Радин призывает к пересмотру ошибочного представления, что личность в первобытном обществе совершенно поглощена, нивелирована коллективом. Напротив, это общество имеет своих мыслителей и философов, свою "интеллектуальную элиту". Религиозные мыслители и формуляторы, с одной стороны, и остальные члены общества, с другой, по-разному понимают и оценивают одни и те же явления религиозной жизни. Это проистекает не только из различий в их социальном статусе и осведомленности, но и из направленности и интенсивности мышления представителей первой группы, из их интереса к анализу этих явлений, тогда как вторые удовлетворяются прагматической стороной дела, практическим применением религиозных обрядов и формул. Значение религиозных формуляторов, лидеров, специалистов в первобытном обществе особенно велико потому, что именно им принадлежит ведущая роль в самом возникновении и развитии религиозных верований. А объясняется это тем, что первобытная религия связана, по мысли Радина, с поддержанием самых насущных жизненных ценностей и пронизывает все сферы жизни. Поэтому задачи формуляторов религии здесь значительны и разнообразны. Радин придает большое значение роли религиозных специалистов, шаманов, знахарей в развитии религиозных концепций, причем в немалой степени это связано с материальной заинтересованностью этих людей в результатах своей деятельности.
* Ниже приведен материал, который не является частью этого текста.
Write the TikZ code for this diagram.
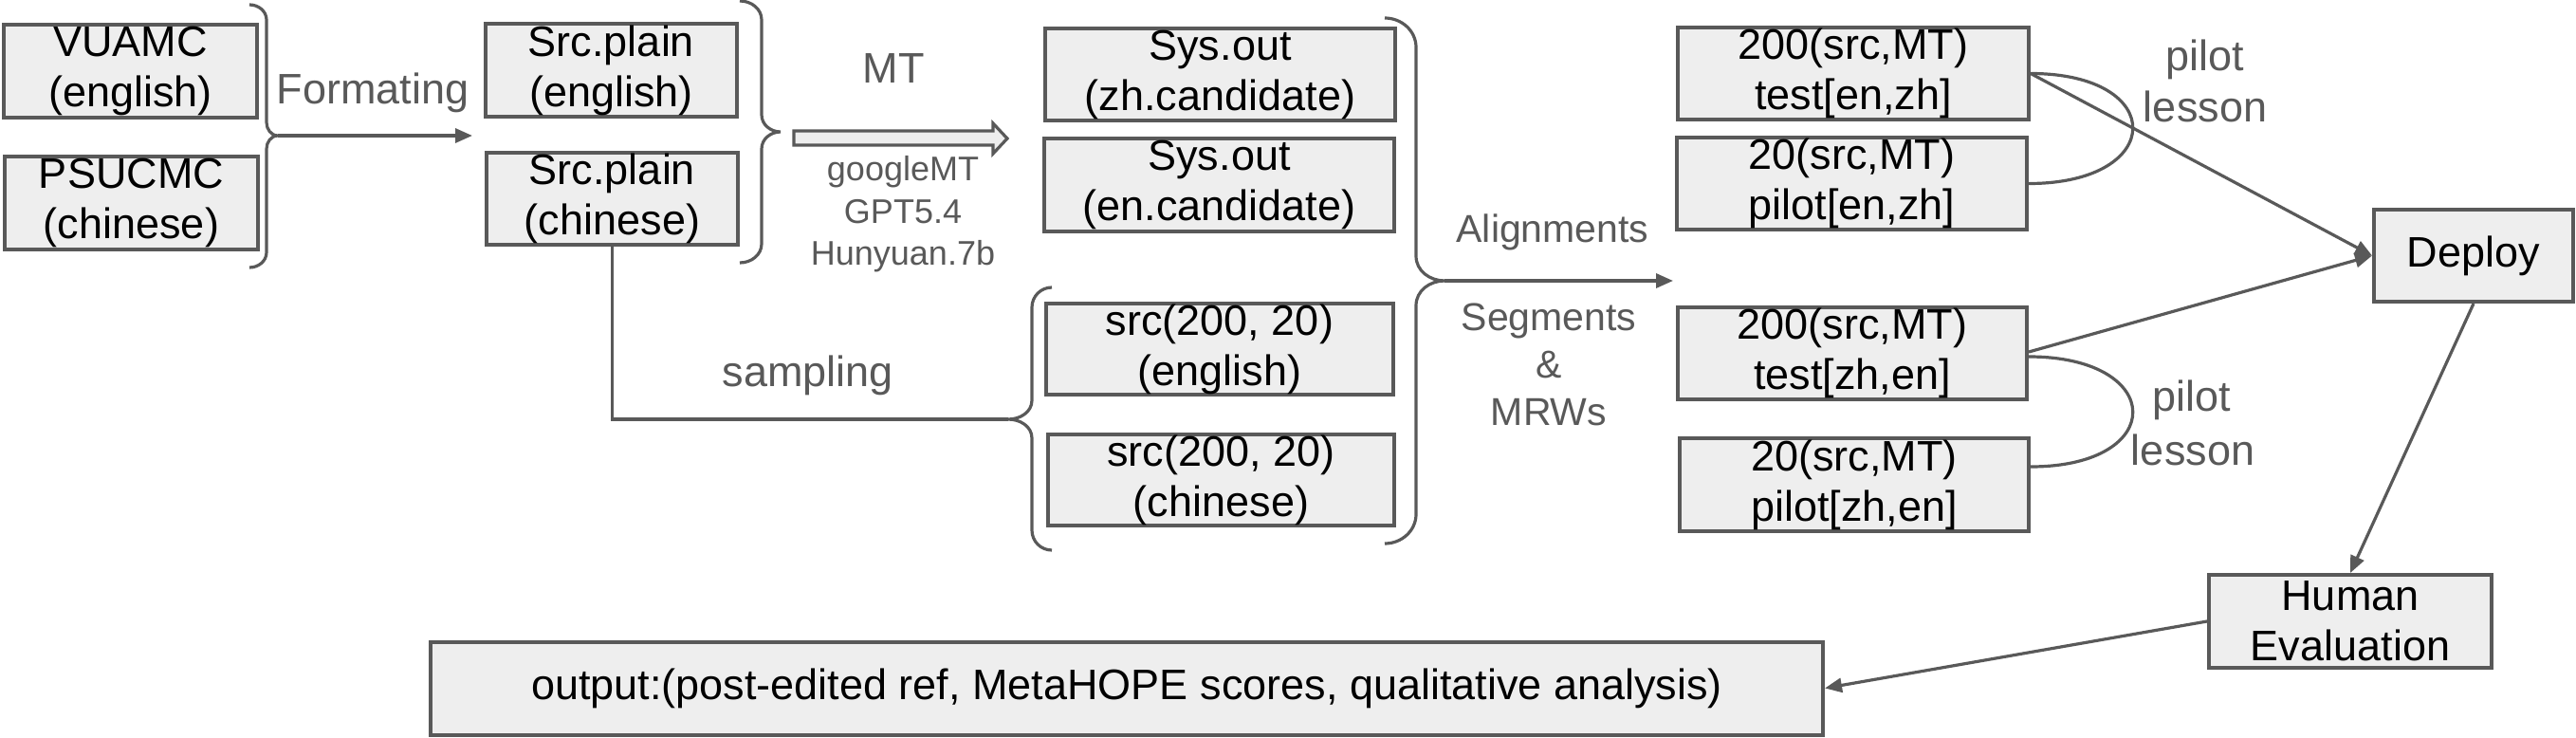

Представление о религиозной однородности первобытных коллективов Радин считает таким же заблуждением, как и представление о психической и социальной их однородности. Для этих обществ характерно как раз большое разнообразие религиозных идей, верований и норм поведения. Столь же ошибочно и мнение о неполноценности первобытного мышления: напротив, люди этого общества по своим умственным возможностям, по способности к зрелому логическому мышлению не отличаются от нас.

Все сказанное в целом правильно, недостаток концепции Радина в том, что он переносит проблему происхождения религии на уровень индивидуальной психологии, не объясняя, каким же образом религия как некая сумма признанных обществом ценностей и представлений становится социальным явлением.

Подобно другим ученикам Боаса, Радин подчеркивает тесную связь религии с жизнью общества в целом, что и в самом деле является характерной особенностью первобытной культуры. Только на более поздних этапах развития религия обретает относительно самостоятельное бытие. Это и многое другое в концепции Радина заслуживает пристального внимания. Вместе с тем необходимо отметить, что и в построениях самого Радина, принципиального противника научных спекуляций, немало спорного. Это относится, например, к отрыву магии от религии. Радин явно переоценил значение религиозной элиты, религиозных формуляторов и специалистов в развитии первобытной религии (хотя оно, несомненно, было велико) и недооценил роль религиозной массы, коллективного религиозного сознания. Упрощенным и неисторичным выглядит его взгляд на шаманов и знахарей первобытной эпохи как на эксплуататоров простого народа. Здесь он смыкается, как отметил С.А.Токарев, со взглядами просветителей-атеистов XVIII века.13 Но не только с ними – с целым поколением авторов-марксистов нашего времени.


  1. Morgan L.H. Ancient Society. New-York, 1877; Морган Л.Г. Древнее общество. Л., 1934. 

  2. Morgan L.H. The League of the Iroquois. New-York, 1851, pp.149-150. 

  3. Boas F. The Mind of Primitive Man. New-York, 1911; revised ed.: New-York, 1938; idem. Race, Language and Culture. New-York, 1940. 

  4. Боас Ф. Ум первобытного человека. М.-Л., 1926, с.113. 

  5. Там же, с.115. 

  6. Там же, с.129. 

  7. Goldenweiser A. Totemism, an analytical study. -- Journal of American Folk-Lore, 1910, vol. 23; idem. The origin of totemism. -- American Anthropologist, 1912, vol.14, pp.600-607; idem. Form and content in totemism. -- American Anthropologist,1918, vol.20, pp.280-295; idem. Early Civilization. London, 1921. 

  8. Lowie R.H. Primitive Religion. New-York, 1924; revised ed.: New-York, 1948; idem.The History of Ethnological Theory. New-York, 1937. 

  9. Kroeber A.L. Anthropology. New-York, 1923; 2 ed.: 1948; idem. The Nature of Culture. Chicago, 1952. 

  10. Kluckhohn C. Culture and Behavior. New-York, 1962. 

  11. Howells W. The Heathens. Primitive Man and His Religions. New-York, 1948. 

  12. Radin P. Primitive Man as Philosopher. New-York, 1927; idem. Primitive Religion: Its Nature and Origin. New-York, 1937; idem. Die religiöse Erfahrung der Naturvölker. Zürich, 1951; idem. The World of Primitive Man. New-York, 1953. 

  13. Токарев С. А. Пол Радин о первобытной религии. -- В кн.: Религия первобытного общества в свете современных данных. Л., 1984.